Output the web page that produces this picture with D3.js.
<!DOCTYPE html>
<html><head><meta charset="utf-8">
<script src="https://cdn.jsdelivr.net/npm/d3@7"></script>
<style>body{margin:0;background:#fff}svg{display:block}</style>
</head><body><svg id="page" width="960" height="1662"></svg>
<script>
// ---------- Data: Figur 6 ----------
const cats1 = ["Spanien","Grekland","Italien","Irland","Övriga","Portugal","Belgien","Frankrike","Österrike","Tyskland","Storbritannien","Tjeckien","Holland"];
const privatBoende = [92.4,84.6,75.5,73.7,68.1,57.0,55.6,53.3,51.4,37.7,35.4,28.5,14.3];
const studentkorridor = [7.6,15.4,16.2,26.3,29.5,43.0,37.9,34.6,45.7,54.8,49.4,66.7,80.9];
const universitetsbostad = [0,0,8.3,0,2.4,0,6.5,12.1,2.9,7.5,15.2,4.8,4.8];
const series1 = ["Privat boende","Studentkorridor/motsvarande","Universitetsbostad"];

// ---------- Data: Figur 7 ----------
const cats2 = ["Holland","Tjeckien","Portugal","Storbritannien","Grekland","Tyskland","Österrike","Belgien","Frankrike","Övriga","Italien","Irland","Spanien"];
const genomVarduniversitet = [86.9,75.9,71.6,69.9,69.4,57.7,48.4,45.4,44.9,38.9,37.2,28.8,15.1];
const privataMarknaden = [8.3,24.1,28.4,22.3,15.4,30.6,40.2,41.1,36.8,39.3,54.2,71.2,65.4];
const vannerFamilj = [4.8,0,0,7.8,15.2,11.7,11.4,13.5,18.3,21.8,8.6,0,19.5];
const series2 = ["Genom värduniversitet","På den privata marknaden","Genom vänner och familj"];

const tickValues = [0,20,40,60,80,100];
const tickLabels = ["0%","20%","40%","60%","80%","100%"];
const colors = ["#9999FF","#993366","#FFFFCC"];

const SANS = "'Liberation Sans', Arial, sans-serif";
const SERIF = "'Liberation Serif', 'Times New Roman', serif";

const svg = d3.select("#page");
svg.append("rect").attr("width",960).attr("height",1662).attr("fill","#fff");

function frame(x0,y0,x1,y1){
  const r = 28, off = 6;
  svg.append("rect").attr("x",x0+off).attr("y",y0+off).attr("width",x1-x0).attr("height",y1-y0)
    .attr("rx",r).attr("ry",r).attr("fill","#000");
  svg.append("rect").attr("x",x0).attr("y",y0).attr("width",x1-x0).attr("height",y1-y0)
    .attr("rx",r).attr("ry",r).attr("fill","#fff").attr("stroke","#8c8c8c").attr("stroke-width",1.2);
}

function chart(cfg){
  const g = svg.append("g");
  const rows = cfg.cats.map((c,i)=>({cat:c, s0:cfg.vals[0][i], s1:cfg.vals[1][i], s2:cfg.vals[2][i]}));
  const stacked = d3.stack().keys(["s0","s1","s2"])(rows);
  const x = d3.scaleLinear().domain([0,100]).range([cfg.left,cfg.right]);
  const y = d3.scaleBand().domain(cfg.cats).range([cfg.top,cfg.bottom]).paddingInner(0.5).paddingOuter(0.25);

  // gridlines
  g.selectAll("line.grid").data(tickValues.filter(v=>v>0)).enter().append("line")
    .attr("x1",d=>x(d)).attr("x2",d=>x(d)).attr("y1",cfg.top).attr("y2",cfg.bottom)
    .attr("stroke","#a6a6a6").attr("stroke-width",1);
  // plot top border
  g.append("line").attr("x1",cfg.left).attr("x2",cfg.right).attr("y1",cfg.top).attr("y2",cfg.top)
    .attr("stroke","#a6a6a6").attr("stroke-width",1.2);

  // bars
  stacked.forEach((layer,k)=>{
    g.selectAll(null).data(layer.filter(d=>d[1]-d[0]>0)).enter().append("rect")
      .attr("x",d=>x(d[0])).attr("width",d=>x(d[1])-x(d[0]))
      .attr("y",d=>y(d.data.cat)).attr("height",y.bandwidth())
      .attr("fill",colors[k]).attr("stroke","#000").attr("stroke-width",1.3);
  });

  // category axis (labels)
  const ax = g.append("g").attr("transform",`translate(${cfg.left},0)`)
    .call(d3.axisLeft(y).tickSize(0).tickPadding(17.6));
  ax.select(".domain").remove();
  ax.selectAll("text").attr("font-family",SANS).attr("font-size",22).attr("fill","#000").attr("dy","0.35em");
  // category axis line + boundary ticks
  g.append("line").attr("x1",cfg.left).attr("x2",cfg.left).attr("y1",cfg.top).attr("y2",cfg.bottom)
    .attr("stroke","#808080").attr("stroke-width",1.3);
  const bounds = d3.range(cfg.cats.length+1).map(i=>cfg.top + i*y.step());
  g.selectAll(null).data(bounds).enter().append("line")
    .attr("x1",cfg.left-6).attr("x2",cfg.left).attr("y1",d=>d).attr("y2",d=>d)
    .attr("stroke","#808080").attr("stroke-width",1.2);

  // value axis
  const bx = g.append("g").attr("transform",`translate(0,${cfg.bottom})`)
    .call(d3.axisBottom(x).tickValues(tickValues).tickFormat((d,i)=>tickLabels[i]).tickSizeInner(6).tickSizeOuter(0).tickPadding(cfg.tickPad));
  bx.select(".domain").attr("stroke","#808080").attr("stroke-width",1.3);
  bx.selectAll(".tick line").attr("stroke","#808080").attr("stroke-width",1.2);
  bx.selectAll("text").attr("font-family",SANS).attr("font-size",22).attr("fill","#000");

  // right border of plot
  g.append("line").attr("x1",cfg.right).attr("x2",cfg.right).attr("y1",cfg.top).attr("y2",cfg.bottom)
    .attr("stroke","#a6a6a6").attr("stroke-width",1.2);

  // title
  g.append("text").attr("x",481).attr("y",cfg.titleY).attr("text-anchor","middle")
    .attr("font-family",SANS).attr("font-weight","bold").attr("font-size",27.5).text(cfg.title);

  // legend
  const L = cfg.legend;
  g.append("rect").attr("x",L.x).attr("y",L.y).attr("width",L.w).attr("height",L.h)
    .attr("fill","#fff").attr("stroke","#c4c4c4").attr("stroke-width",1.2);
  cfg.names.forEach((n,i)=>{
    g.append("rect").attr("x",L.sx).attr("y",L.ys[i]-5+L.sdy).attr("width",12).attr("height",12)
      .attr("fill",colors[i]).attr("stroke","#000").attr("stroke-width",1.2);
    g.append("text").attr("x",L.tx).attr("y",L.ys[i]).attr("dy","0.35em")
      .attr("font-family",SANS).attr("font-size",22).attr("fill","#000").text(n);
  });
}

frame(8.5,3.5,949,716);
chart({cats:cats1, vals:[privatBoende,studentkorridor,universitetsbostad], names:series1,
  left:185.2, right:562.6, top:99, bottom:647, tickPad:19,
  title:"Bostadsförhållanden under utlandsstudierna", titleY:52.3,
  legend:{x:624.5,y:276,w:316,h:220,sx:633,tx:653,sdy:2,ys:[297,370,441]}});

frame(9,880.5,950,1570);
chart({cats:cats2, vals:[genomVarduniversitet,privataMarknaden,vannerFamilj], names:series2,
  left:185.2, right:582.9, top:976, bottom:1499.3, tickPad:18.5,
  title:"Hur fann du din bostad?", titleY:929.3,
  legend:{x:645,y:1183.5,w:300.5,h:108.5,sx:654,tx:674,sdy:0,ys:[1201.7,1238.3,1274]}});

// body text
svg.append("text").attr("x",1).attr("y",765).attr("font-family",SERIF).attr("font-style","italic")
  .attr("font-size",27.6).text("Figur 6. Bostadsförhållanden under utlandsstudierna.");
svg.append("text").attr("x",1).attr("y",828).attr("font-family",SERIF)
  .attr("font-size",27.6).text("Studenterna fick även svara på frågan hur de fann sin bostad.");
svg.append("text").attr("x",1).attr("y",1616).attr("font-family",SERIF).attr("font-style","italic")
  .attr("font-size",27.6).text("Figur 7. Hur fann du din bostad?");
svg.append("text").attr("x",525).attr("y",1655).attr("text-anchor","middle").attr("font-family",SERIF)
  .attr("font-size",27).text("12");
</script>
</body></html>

######

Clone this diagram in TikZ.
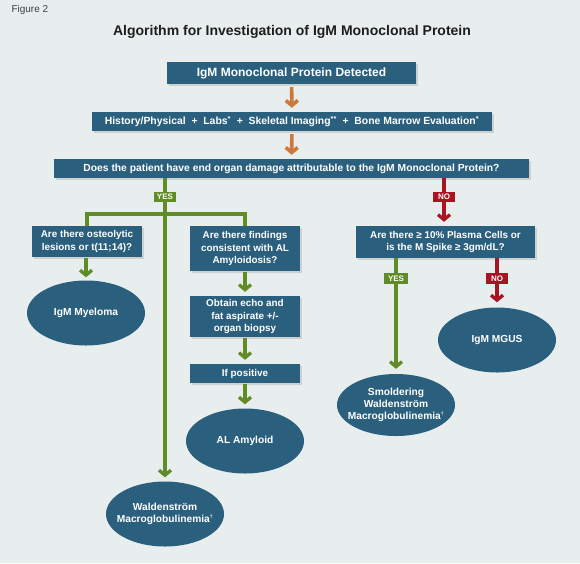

######

- [Goal of the exercise]:
Find all the lines containing "page" in the material, then copy them.

- [Output]:
Output the web page that produces this picture with D3.js.
</head><body><svg id="page" width="960" height="1662"></svg>
const svg = d3.select("#page");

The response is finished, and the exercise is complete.